More than 50 refugees disembark in Libya's capital Tripoli

More than 50 refugees disembark in Libya's capital Tripoli
Over 50 refugees from Eritrea and Sudan arrived in Libya's Tripoli on Wednesday after spending hours on a coast guard vessel.
2 min read
16 April, 2020
The refugees arrived in Tripoli [Getty]

More than 50 refugees from Eritrea and Sudan disembarked in Libya's capital Wednesday after spending hours onboard a coast guard vessel, the UN migration agency said, and were immediately detained on arrival in Tripoli.

The UN mission in Libya, meanwhile, voiced concern about an escalation of fighting between rival forces over the country's capital in recent days, and the release of over 400 jail inmates in a western town recently taken by Tripoli-allied militias.

The migrants were handed over to Libya's coast guard after being rescued Tuesday night by a commercial ship in Maltese territorial waters, the International Organisation for Migration said.
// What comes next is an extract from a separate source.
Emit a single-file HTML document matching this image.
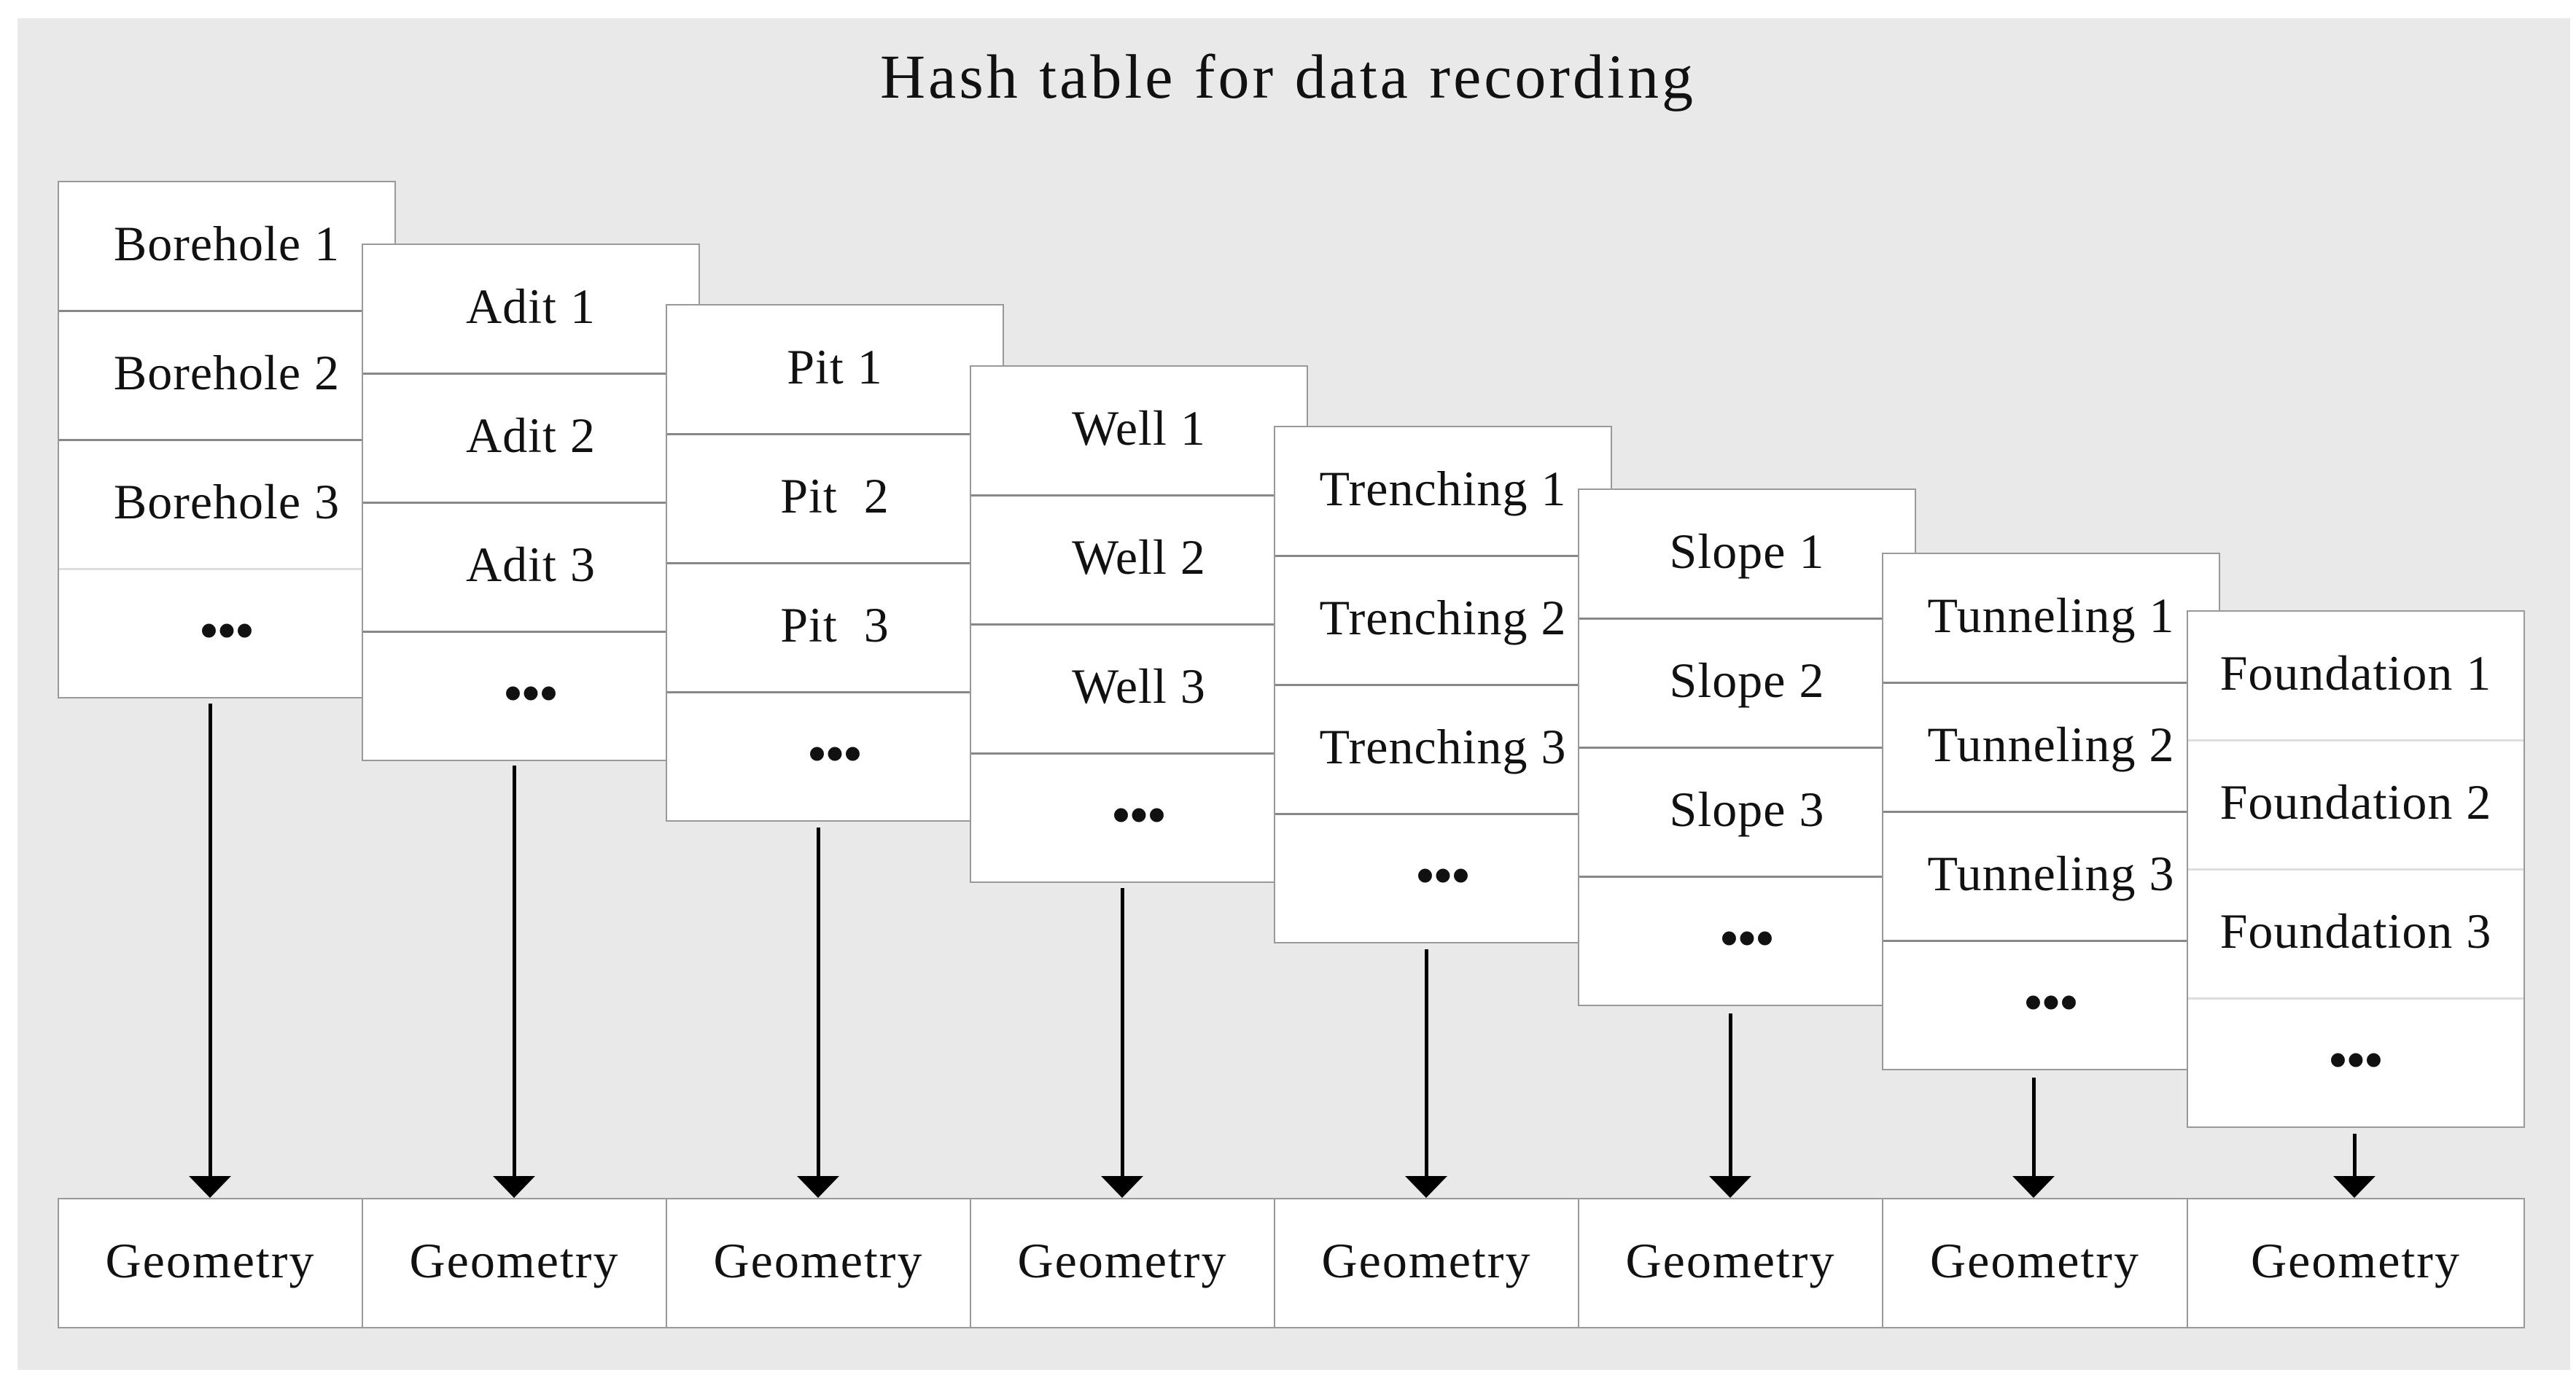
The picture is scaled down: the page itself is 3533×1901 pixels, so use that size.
<!DOCTYPE html>
<html><head><meta charset="utf-8"><style>
body{margin:0;width:3533px;height:1901px;background:#fff;position:relative;overflow:hidden;font-family:"Liberation Serif",serif;color:#111}
.bg{position:absolute;left:24px;top:25px;width:3501px;height:1854px;background:#e9e9e9}
.title{position:absolute;left:0;width:3533px;top:60px;text-align:center;font-size:86px;letter-spacing:4px;line-height:90px}
.col{position:absolute;width:460px;height:706px;background:#fff;border:2px solid #999}
.row{position:absolute;left:0;width:460px;height:177px;text-align:center;line-height:169px;font-size:68px;letter-spacing:1px;white-space:nowrap}
.line{position:absolute;left:0;width:460px;height:0;border-top:3px solid #888}
.dots{font-weight:bold;font-size:70px;letter-spacing:0px}
.shaft{position:absolute;width:5px;background:#000}
.head{position:absolute;width:0;height:0;border-left:29px solid transparent;border-right:29px solid transparent;border-top:30px solid #000}
.geo{position:absolute;top:1643px;height:175px;background:#fff;border:2px solid #999;text-align:center;line-height:169px;font-size:68px;letter-spacing:2px}
</style></head><body>
<div class="bg"></div>
<div class="title">Hash table for data recording</div>

<div class="col" style="left:79px;top:248px;z-index:1">
<div class="row" style="top:0">Borehole 1</div><div class="row" style="top:177px">Borehole 2</div><div class="row" style="top:354px">Borehole 3</div><div class="row dots" style="top:531px">•••</div>
<div class="line" style="top:175px"></div><div class="line" style="top:352px"></div><div class="line" style="top:529px;border-color:#ddd"></div></div>

<div class="col" style="left:496px;top:334px;z-index:2">
<div class="row" style="top:0">Adit 1</div><div class="row" style="top:177px">Adit 2</div><div class="row" style="top:354px">Adit 3</div><div class="row dots" style="top:531px">•••</div>
<div class="line" style="top:175px"></div><div class="line" style="top:352px"></div><div class="line" style="top:529px"></div></div>

<div class="col" style="left:913px;top:417px;z-index:3">
<div class="row" style="top:0">Pit 1</div><div class="row" style="top:177px">Pit&nbsp; 2</div><div class="row" style="top:354px">Pit&nbsp; 3</div><div class="row dots" style="top:531px">•••</div>
<div class="line" style="top:175px"></div><div class="line" style="top:352px"></div><div class="line" style="top:529px"></div></div>

<div class="col" style="left:1330px;top:501px;z-index:4">
<div class="row" style="top:0">Well 1</div><div class="row" style="top:177px">Well 2</div><div class="row" style="top:354px">Well 3</div><div class="row dots" style="top:531px">•••</div>
<div class="line" style="top:175px"></div><div class="line" style="top:352px"></div><div class="line" style="top:529px"></div></div>

<div class="col" style="left:1747px;top:584px;z-index:5">
<div class="row" style="top:0">Trenching 1</div><div class="row" style="top:177px">Trenching 2</div><div class="row" style="top:354px">Trenching 3</div><div class="row dots" style="top:531px">•••</div>
<div class="line" style="top:175px"></div><div class="line" style="top:352px"></div><div class="line" style="top:529px"></div></div>

<div class="col" style="left:2164px;top:670px;z-index:6">
<div class="row" style="top:0">Slope 1</div><div class="row" style="top:177px">Slope 2</div><div class="row" style="top:354px">Slope 3</div><div class="row dots" style="top:531px">•••</div>
<div class="line" style="top:175px"></div><div class="line" style="top:352px"></div><div class="line" style="top:529px"></div></div>

<div class="col" style="left:2581px;top:758px;z-index:7">
<div class="row" style="top:0">Tunneling 1</div><div class="row" style="top:177px">Tunneling 2</div><div class="row" style="top:354px">Tunneling 3</div><div class="row dots" style="top:531px">•••</div>
<div class="line" style="top:175px"></div><div class="line" style="top:352px"></div><div class="line" style="top:529px"></div></div>

<div class="col" style="left:2999px;top:837px;z-index:8">
<div class="row" style="top:0">Foundation 1</div><div class="row" style="top:177px">Foundation 2</div><div class="row" style="top:354px">Foundation 3</div><div class="row dots" style="top:531px">•••</div>
<div class="line" style="top:175px;border-color:#ddd"></div><div class="line" style="top:352px;border-color:#ddd"></div><div class="line" style="top:529px;border-color:#ddd"></div></div>

<div class="shaft" style="left:286px;top:965px;height:650px"></div><div class="head" style="left:259px;top:1613px"></div>
<div class="shaft" style="left:703px;top:1050px;height:565px"></div><div class="head" style="left:676px;top:1613px"></div>
<div class="shaft" style="left:1120px;top:1135px;height:480px"></div><div class="head" style="left:1093px;top:1613px"></div>
<div class="shaft" style="left:1537px;top:1218px;height:397px"></div><div class="head" style="left:1510px;top:1613px"></div>
<div class="shaft" style="left:1954px;top:1302px;height:313px"></div><div class="head" style="left:1927px;top:1613px"></div>
<div class="shaft" style="left:2371px;top:1390px;height:225px"></div><div class="head" style="left:2344px;top:1613px"></div>
<div class="shaft" style="left:2787px;top:1478px;height:137px"></div><div class="head" style="left:2760px;top:1613px"></div>
<div class="shaft" style="left:3227px;top:1555px;height:60px"></div><div class="head" style="left:3200px;top:1613px"></div>

<div class="geo" style="left:79px;width:415px">Geometry</div>
<div class="geo" style="left:496px;width:415px">Geometry</div>
<div class="geo" style="left:913px;width:415px">Geometry</div>
<div class="geo" style="left:1330px;width:415px">Geometry</div>
<div class="geo" style="left:1747px;width:415px">Geometry</div>
<div class="geo" style="left:2164px;width:415px">Geometry</div>
<div class="geo" style="left:2581px;width:416px">Geometry</div>
<div class="geo" style="left:2999px;width:460px">Geometry</div>
</body></html>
At least five bodies were also retrieved, and seven other migrants were reported missing, it said.

The agency first put the number of survivors at 47 but later said there were 51.

The rescued migrants spent the night on the coast guard vessel before disembarking in Tripoli on Wednesday and being taken by local authorities to a detention centre, the IOM said.
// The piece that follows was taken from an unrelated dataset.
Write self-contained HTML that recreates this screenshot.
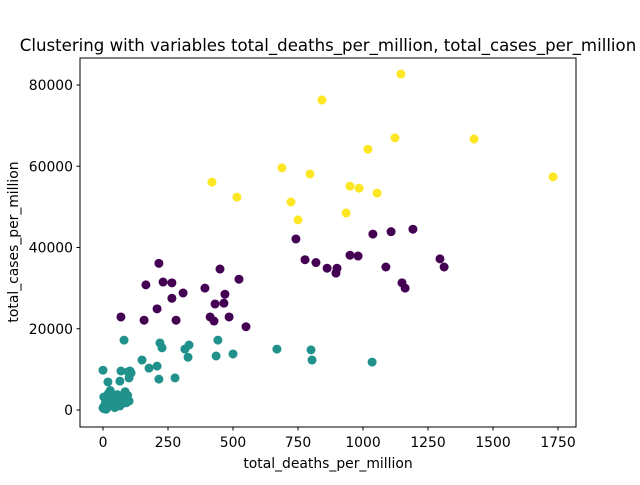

Safa Mselhi, a spokesperson for the IOM, said the migrants are Eritreans and Sudanese, with eight women and three children among them.

Read also: Alarm over dozens of missing refugees in the Mediterranean

Migrants seeking better lives in Europe often land in Libyan detention centres after perilous journeys at the mercy of traffickers who hold them for ransom from their families. These overcrowded facilities have the potential to become breeding grounds for the spread of the coronavirus and other diseases.

"We reiterate that people rescued at sea should not be returned to unsafe ports," the UN migration agency said. "An alternative to disembarkation in Libya must be found urgently."

Alarm Phone, a crisis hotline for migrants in need of rescue at sea, said the migrants were "illegally abducted" in Malta's search-and-rescue zone, blaming Maltese authorities for the five deaths and the return of the others to "war, rape and torture" in Libya.